Pfc. Albert E. Schwab wasn’t one of them. He choose to join the Marine Corps and serve his country, said his nephew Jim Carlson during a visit to Camp Schwab on Sunday.

Under the draft rules of the time, he could have received a deferment because he had a child, Carlson explained.

Instead, "he chose to leave his family to come and serve," said Janie Brady, Schwab’s niece.

So, on May 12, 1944, Schwab left his wife and 2-year-old son in Oklahoma after joining the Marine Corps.

By April 1, 1945, the former oil worker was a flame-thrower operator landing on the shores of Okinawa with 1st Battalion, 5th Marine Regiment, 1st Marine Division, according to the U.S. Marine Corps History and Museums Division Web site.

On May 7, his company was pinned down by Japanese troops. Ignoring enemy fire, Schwab ended the standoff by climbing a ridge and attacking the machine gun position with his flame thrower, according to the Web site.

The rest of his company was then able to advance to the top of the ridge. But then a second machine gun began firing on the company, according the Schwab’s Medal of Honor citation.

Despite diminishing fuel for his flame thrower, Schwab, 24, continued with his one-man assault on the second gun, according to his citation.
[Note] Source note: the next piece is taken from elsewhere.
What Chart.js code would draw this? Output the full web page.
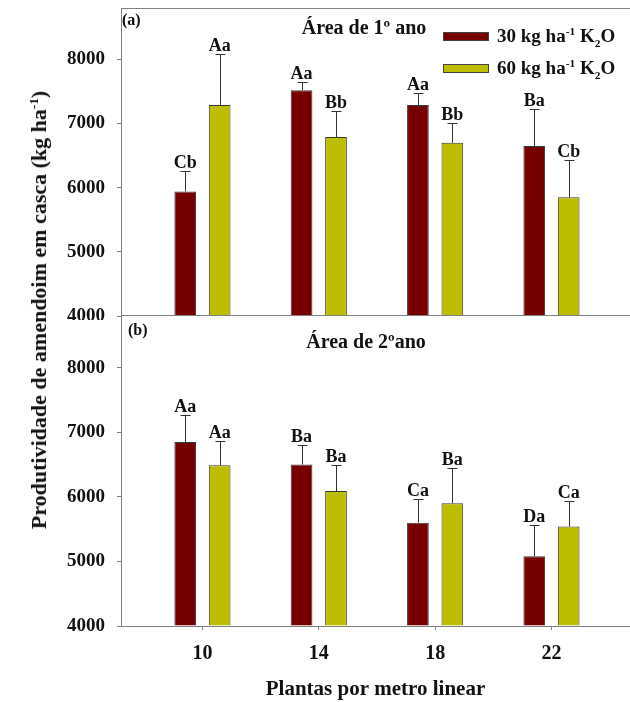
<!DOCTYPE html>
<html>
<head>
<meta charset="utf-8">
<script src="https://cdn.jsdelivr.net/npm/chart.js@4.4.0/dist/chart.umd.min.js"></script>
<style>
body{margin:0;background:#fff;}
#wrap{position:relative;width:630px;height:702px;font-family:"Liberation Serif","Times New Roman",serif;font-weight:bold;color:#111;overflow:hidden;}
#wrap canvas{position:absolute;left:0;}
.t{position:absolute;white-space:nowrap;line-height:1;}
.sw{position:absolute;width:44px;height:7px;border:1px solid #444;}
sup,sub{font-size:60%;line-height:0;}
</style>
</head>
<body>
<div id="wrap">
  <canvas id="chartA" width="630" height="320" style="top:0"></canvas>
  <canvas id="chartB" width="630" height="390" style="top:312px"></canvas>

  <div class="t" style="left:122px;top:12px;font-size:16px">(a)</div>
  <div class="t" style="left:364px;top:17px;font-size:20px;transform:translateX(-50%)">Área de 1º ano</div>
  <div class="t" style="left:128px;top:322px;font-size:16px">(b)</div>
  <div class="t" style="left:366px;top:331px;font-size:20px;transform:translateX(-50%)">Área de 2ºano</div>

  <div class="sw" style="left:443px;top:32px;background:#760000"></div>
  <div class="t" style="left:497px;top:26px;font-size:19px">30 kg ha<sup>-1</sup> K<sub>2</sub>O</div>
  <div class="sw" style="left:443px;top:64px;background:#bdbe00"></div>
  <div class="t" style="left:497px;top:58px;font-size:19px">60 kg ha<sup>-1</sup> K<sub>2</sub>O</div>

  <div class="t" style="left:39px;top:310px;font-size:22px;transform:translate(-50%,-50%) rotate(-90deg)">Produtividade de amendoim em casca (kg ha<sup>-1</sup>)</div>
</div>

<script>
// plantas por metro linear
var plantas = [10, 14, 18, 22];
var yTicks = [4000, 5000, 6000, 7000, 8000];

// Área de 1º ano
var ano1_30 = [5940, 7520, 7290, 6650];
var ano1_30_err = [320, 130, 190, 580];
var ano1_30_let = ['Cb', 'Aa', 'Aa', 'Ba'];
var ano1_60 = [7290, 6790, 6700, 5850];
var ano1_60_err = [800, 410, 310, 580];
var ano1_60_let = ['Aa', 'Bb', 'Bb', 'Cb'];

// Área de 2º ano
var ano2_30 = [6850, 6500, 5600, 5080];
var ano2_30_err = [420, 310, 360, 480];
var ano2_30_let = ['Aa', 'Ba', 'Ca', 'Da'];
var ano2_60 = [6490, 6090, 5900, 5540];
var ano2_60_err = [370, 400, 550, 400];
var ano2_60_let = ['Aa', 'Ba', 'Ba', 'Ca'];

var fam = '"Liberation Serif", "Times New Roman", serif';
var axisColor = '#808080';

function pts(vals) {
	return vals.map(function(v, i){ return {x: plantas[i], y: v}; });
}

function mkDataset(vals, err, letters, color) {
	return {
		data: pts(vals),
		err: err,
		letters: letters,
		backgroundColor: color,
		borderColor: '#3a3a3a',
		borderWidth: 1,
		borderSkipped: 'start',
		base: 4000,
		categoryPercentage: 0.592,
		barPercentage: 0.63
	};
}

// error bars (upper only) + letters over them, plus the frame lines
var errPlugin = {
	id: 'errbars',
	afterDatasetsDraw: function(chart) {
		var ctx = chart.ctx;
		var ys = chart.scales.y;
		ctx.save();
		ctx.strokeStyle = '#333';
		ctx.lineWidth = 1;
		ctx.fillStyle = '#111';
		ctx.font = 'bold 18px ' + fam;
		ctx.textAlign = 'center';
		ctx.textBaseline = 'alphabetic';
		chart.data.datasets.forEach(function(ds, di) {
			var meta = chart.getDatasetMeta(di);
			meta.data.forEach(function(bar, i) {
				var x = Math.round(bar.x) + 0.5;
				var top = Math.round(ys.getPixelForValue(ds.data[i].y + ds.err[i])) + 0.5;
				ctx.beginPath();
				ctx.moveTo(x, bar.y);
				ctx.lineTo(x, top);
				ctx.moveTo(x - 5, top);
				ctx.lineTo(x + 5, top);
				ctx.stroke();
				ctx.fillText(ds.letters[i], bar.x, top - 4);
			});
		});
		ctx.restore();

		var a = chart.chartArea;
		ctx.save();
		ctx.strokeStyle = axisColor;
		ctx.lineWidth = 1;
		ctx.beginPath();
		if (chart.canvas.id === 'chartA') {
			ctx.moveTo(a.left, a.top + 0.5);
			ctx.lineTo(a.right, a.top + 0.5);
			ctx.moveTo(a.left, a.bottom - 0.5);
			ctx.lineTo(a.right, a.bottom - 0.5);
		}
		ctx.stroke();
		ctx.restore();
	}
};

function yScale() {
	return {
		min: 4000,
		max: 8800,
		afterBuildTicks: function(s){ s.ticks = yTicks.map(function(v){ return {value: v}; }); },
		afterFit: function(s){ s.width = 121; s.paddingTop = 0; s.paddingBottom = 0; },
		grid: {display: true, drawOnChartArea: false, drawTicks: true, tickLength: 4, color: axisColor},
		border: {display: true, color: axisColor},
		ticks: {
			padding: 12, color: '#111', font: {family: fam, size: 19, weight: 'bold'},
			callback: function(v){ return String(v); }
		}
	};
}

function xScale(show) {
	return {
		type: 'linear',
		min: 7.2,
		max: 24.7,
		offset: false,
		display: show,
		afterBuildTicks: function(s){ s.ticks = plantas.map(function(v){ return {value: v}; }); },
		afterFit: function(s){ if (show) s.height = 76; s.paddingLeft = 0; s.paddingRight = 0; },
		grid: {display: true, offset: false, drawOnChartArea: false, drawTicks: true, tickLength: 4, color: axisColor},
		border: {display: true, color: axisColor},
		ticks: {padding: 12, color: '#111', font: {family: fam, size: 20, weight: 'bold'}},
		title: {
			display: show,
			text: 'Plantas por metro linear',
			color: '#111',
			font: {family: fam, size: 21, weight: 'bold'},
			padding: {top: 0, bottom: 0}
		}
	};
}

function makeChart(id, d30, e30, l30, d60, e60, l60, showX, pad) {
	return new Chart(document.getElementById(id), {
		type: 'bar',
		data: {
			datasets: [
				mkDataset(d30, e30, l30, '#760000'),
				mkDataset(d60, e60, l60, '#bdbe00')
			]
		},
		options: {
			responsive: false,
			animation: false,
			layout: {padding: pad},
			plugins: {legend: {display: false}, tooltip: {enabled: false}},
			scales: {x: xScale(showX), y: yScale()}
		},
		plugins: [errPlugin]
	});
}

makeChart('chartA', ano1_30, ano1_30_err, ano1_30_let, ano1_60, ano1_60_err, ano1_60_let,
	false, {top: 8, bottom: 4, left: 0, right: 0});
makeChart('chartB', ano2_30, ano2_30_err, ano2_30_let, ano2_60, ano2_60_err, ano2_60_let,
	true, {top: 4, bottom: 0, left: 0, right: 0});
</script>
</body>
</html>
He was able to destroy the gun before a final burst of gun fire left him fatally wounded.

His citation credits that Schwab’s single-handed destruction of the two gun positions with allowing his company to continue its advancement.

Schwab died days before he would have completed a year’s service in the Corps.

Little more than a year later, on Memorial Day 1946, his Medal of Honor was presented to his then 3-year-old son Steven Albert Schwab in Tulsa, Okla.

Camp Schwab was named in honor of Schwab in October 1959.

The Medal of Honor presented to the Schwab family is now on permanent loan to the Tulsa Historical Society.